Beijing wants Biden to assure it, and a nervous Chinese public, that its vast holdings of dollar assets and U.S. Treasury debt remain safe, despite Standard & Poor's recent downgrade of the sovereign credit rating of the United States, official Chinese media have indicated.
Chinese official media coverage of the fractious U.S. debt debate and sluggish growth has exuded a sense that, after years of lectures from Washington about the yuan currency, trade gap, intellectual property piracy and human rights, Beijing now occupies the moral high ground.
Since the Standard & Poor's ratings downgrade in August, Chinese state media have accused Washington of reckless fiscal policies that have created uncertainty about Beijing's big holdings of dollar assets.
Analysts estimate Beijing has put about two-thirds of its $3.2 trillion in foreign exchange reserves, the world's largest, in dollars and is the biggest foreign creditor to the United States.

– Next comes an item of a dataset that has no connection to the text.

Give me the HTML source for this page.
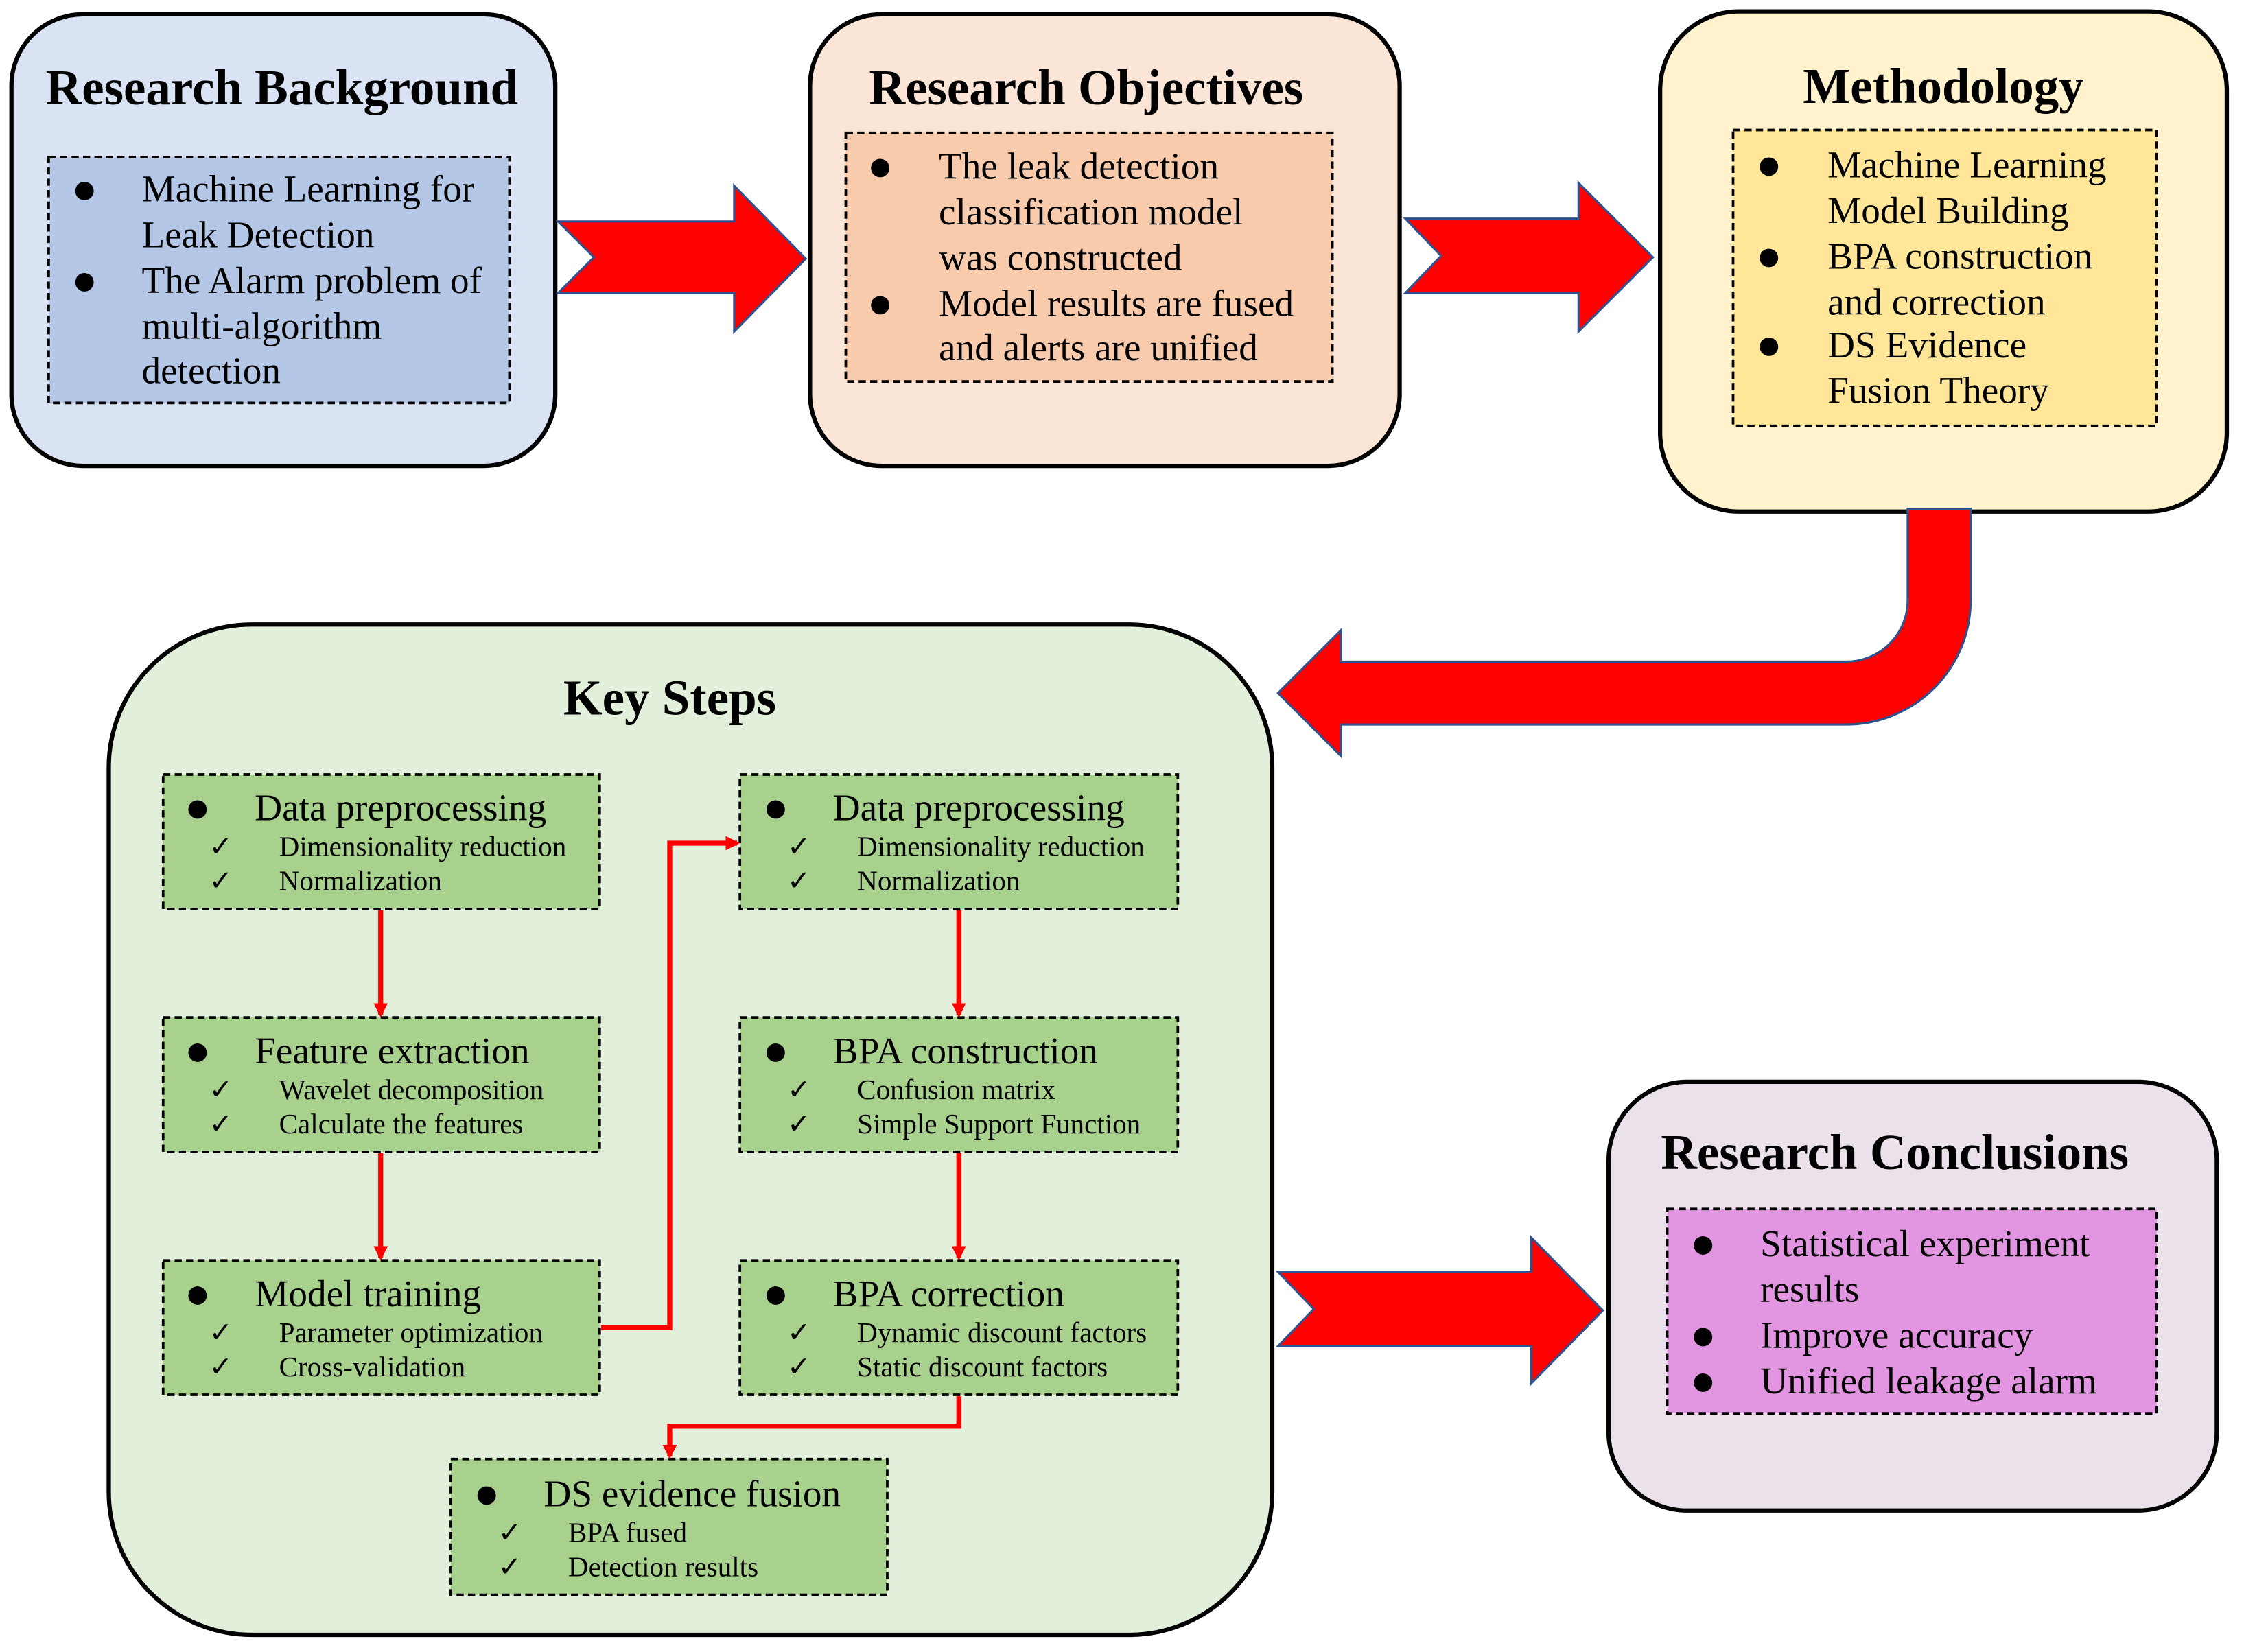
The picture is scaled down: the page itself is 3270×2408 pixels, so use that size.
<!DOCTYPE html>
<html><head><meta charset="utf-8"><style>
html,body{margin:0;padding:0;background:#fff;}
svg{display:block;}
text{font-family:"Liberation Serif",serif;fill:#000;}
.t{font-weight:bold;font-size:35px;text-anchor:middle;}
.b{font-size:26.5px;}
.s{font-size:19.7px;}
.d{font-size:30px;}
</style></head><body>
<svg width="3270" height="2408" viewBox="0 0 1568 1156" preserveAspectRatio="none" xmlns="http://www.w3.org/2000/svg">
<defs>
<marker id="ah" markerWidth="10" markerHeight="10" refX="8" refY="5" orient="auto" markerUnits="userSpaceOnUse">
<path d="M0,0 L10,5 L0,10 Z" fill="#ff0000"/></marker>
</defs>
<rect width="1568" height="1156" fill="#fff"/>
<rect x="8" y="10" width="380" height="316" rx="50" fill="#dae3f3" stroke="#000" stroke-width="3"/>
<rect x="34" y="110" width="322" height="172" fill="#b4c7e7" stroke="#000" stroke-width="1.8" stroke-dasharray="5,3"/>
<rect x="566" y="10" width="412" height="316" rx="50" fill="#fbe5d6" stroke="#000" stroke-width="3"/>
<rect x="591" y="93" width="340" height="174" fill="#f8cbad" stroke="#000" stroke-width="1.8" stroke-dasharray="5,3"/>
<rect x="1160" y="8" width="396" height="350" rx="55" fill="#fff2cc" stroke="#000" stroke-width="3"/>
<rect x="1211" y="91" width="296" height="207" fill="#ffe699" stroke="#000" stroke-width="1.8" stroke-dasharray="5,3"/>
<rect x="76" y="437" width="813" height="707" rx="100" fill="#e2efda" stroke="#000" stroke-width="3"/>
<rect x="1124" y="757" width="425" height="300" rx="55" fill="#ebe1ea" stroke="#000" stroke-width="3"/>
<rect x="1165" y="846" width="342" height="143" fill="#e295e0" stroke="#000" stroke-width="1.8" stroke-dasharray="5,3"/>
<g fill="#ff0000" stroke="#2f528f" stroke-width="1.5">
<path d="M390,155 L513,155 L513,130 L563,181 L513,232 L513,205 L390,205 L415,180 Z"/>
<path d="M982,153 L1103,153 L1103,128 L1155,180 L1103,232 L1103,205 L982,205 L1007,179 Z"/>
<path d="M893,890 L1070,890 L1070,866 L1120,917 L1070,968 L1070,942 L893,942 L918,916 Z"/>
<path d="M1333,356 L1377,356 L1377,420 A87 87 0 0 1 1290,507 L937,507 L937,529 L893,485 L937,441 L937,463 L1290,463 A43 43 0 0 0 1333,420 Z"/>
</g>
<text class="t" x="197" y="73">Research Background</text>
<text class="t" x="759" y="73">Research Objectives</text>
<text class="t" x="1358" y="72">Methodology</text>
<text class="t" x="468" y="500">Key Steps</text>
<text class="t" x="1324" y="818">Research Conclusions</text>
<g class="b">
<text class="d" x="50" y="142">●</text><text x="99" y="141">Machine Learning for</text><text x="99" y="173">Leak Detection</text>
<text class="d" x="50" y="206">●</text><text x="99" y="205">The Alarm problem of</text><text x="99" y="237">multi-algorithm</text><text x="99" y="268">detection</text>
<text class="d" x="606" y="126">●</text><text x="656" y="125">The leak detection</text><text x="656" y="157">classification model</text><text x="656" y="189">was constructed</text>
<text class="d" x="606" y="222">●</text><text x="656" y="221">Model results are fused</text><text x="656" y="252">and alerts are unified</text>
<text class="d" x="1227" y="125">●</text><text x="1277" y="124">Machine Learning</text><text x="1277" y="156">Model Building</text>
<text class="d" x="1227" y="189">●</text><text x="1277" y="188">BPA construction</text><text x="1277" y="220">and correction</text>
<text class="d" x="1227" y="251">●</text><text x="1277" y="250">DS Evidence</text><text x="1277" y="282">Fusion Theory</text>
<text class="d" x="1181" y="880">●</text><text x="1230" y="879">Statistical experiment</text><text x="1230" y="911">results</text>
<text class="d" x="1181" y="944">●</text><text x="1230" y="943">Improve accuracy</text>
<text class="d" x="1181" y="976">●</text><text x="1230" y="975">Unified leakage  alarm</text>
</g>
<g stroke="#000" stroke-width="1.8" stroke-dasharray="5,3" fill="#a9d18e">
<rect x="114" y="542" width="305" height="94"/>
<rect x="114" y="712" width="305" height="94"/>
<rect x="114" y="882" width="305" height="94"/>
<rect x="517" y="542" width="306" height="94"/>
<rect x="517" y="712" width="306" height="94"/>
<rect x="517" y="882" width="306" height="94"/>
<rect x="315" y="1021" width="305" height="95"/>
</g>
<g>
<text class="d" x="129" y="575">●</text><text class="b" x="178" y="574">Data preprocessing</text>
<text class="s" x="146" y="599">✓</text><text class="s" x="195" y="599">Dimensionality reduction</text>
<text class="s" x="146" y="623">✓</text><text class="s" x="195" y="623">Normalization</text>
<text class="d" x="129" y="745">●</text><text class="b" x="178" y="744">Feature extraction</text>
<text class="s" x="146" y="769">✓</text><text class="s" x="195" y="769">Wavelet decomposition</text>
<text class="s" x="146" y="793">✓</text><text class="s" x="195" y="793">Calculate the features</text>
<text class="d" x="129" y="915">●</text><text class="b" x="178" y="914">Model training</text>
<text class="s" x="146" y="939">✓</text><text class="s" x="195" y="939">Parameter optimization</text>
<text class="s" x="146" y="963">✓</text><text class="s" x="195" y="963">Cross-validation</text>
<text class="d" x="533" y="575">●</text><text class="b" x="582" y="574">Data preprocessing</text>
<text class="s" x="550" y="599">✓</text><text class="s" x="599" y="599">Dimensionality reduction</text>
<text class="s" x="550" y="623">✓</text><text class="s" x="599" y="623">Normalization</text>
<text class="d" x="533" y="745">●</text><text class="b" x="582" y="744">BPA construction</text>
<text class="s" x="550" y="769">✓</text><text class="s" x="599" y="769">Confusion matrix</text>
<text class="s" x="550" y="793">✓</text><text class="s" x="599" y="793">Simple Support Function</text>
<text class="d" x="533" y="915">●</text><text class="b" x="582" y="914">BPA correction</text>
<text class="s" x="550" y="939">✓</text><text class="s" x="599" y="939">Dynamic discount factors</text>
<text class="s" x="550" y="963">✓</text><text class="s" x="599" y="963">Static discount factors</text>
<text class="d" x="331" y="1055">●</text><text class="b" x="380" y="1054">DS evidence fusion</text>
<text class="s" x="348" y="1079">✓</text><text class="s" x="397" y="1079">BPA fused</text>
<text class="s" x="348" y="1103">✓</text><text class="s" x="397" y="1103">Detection results</text>
</g>
<g stroke="#ff0000" stroke-width="3.5" fill="none" marker-end="url(#ah)">
<path d="M266,637 L266,710"/>
<path d="M266,807 L266,880"/>
<path d="M670,637 L670,710"/>
<path d="M670,807 L670,880"/>
<path d="M420,929 L468,929 L468,590 L515,590"/>
<path d="M670,977 L670,998 L468,998 L468,1019"/>
</g>
</svg>
</body></html>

"U.S. desperate for vote of confidence from China," said the headline of a report about Biden's visit in the Global Times, a popular Chinese tabloid that dwells on nationalist themes.
In an interview done before his arrival in Beijing, Biden told a Chinese magazine, Caijing, that the Obama administration was "deeply committed to maintaining the fundamentals of the U.S. economy that ensure the safety, liquidity, and value of U.S. Treasury obligations for all of its investors."
Despite the downgrade from S&P, one of the three big ratings agencies, investors have poured funds into U.S. treasuries as a safe-haven amid turmoil in global equity markets and doubts about the strength of European growth.
U.S. arms sales to Taiwan also remain a volatile issue -- one brought a sharp cooling of ties early last year, when Beijing curtailed military ties with the U.S. to protest an American arms package for Taiwan.
Now the Obama administration is considering a fresh arms sale to the island, which could include new Lockheed Martin F-16 C/D fighter jets. Sources have told Reuters that sale is appears unlikely to go through, although no final decision has been reached.
"The U.S. has to respond to Chinese concerns on debt issues and arms sales to Taiwan seriously and sincerely," said Gao Zugui, at the China Institutes of Contemporary International Relations in Beijing.
"Otherwise, we can't expect the bilateral relationship to be stable in the long term."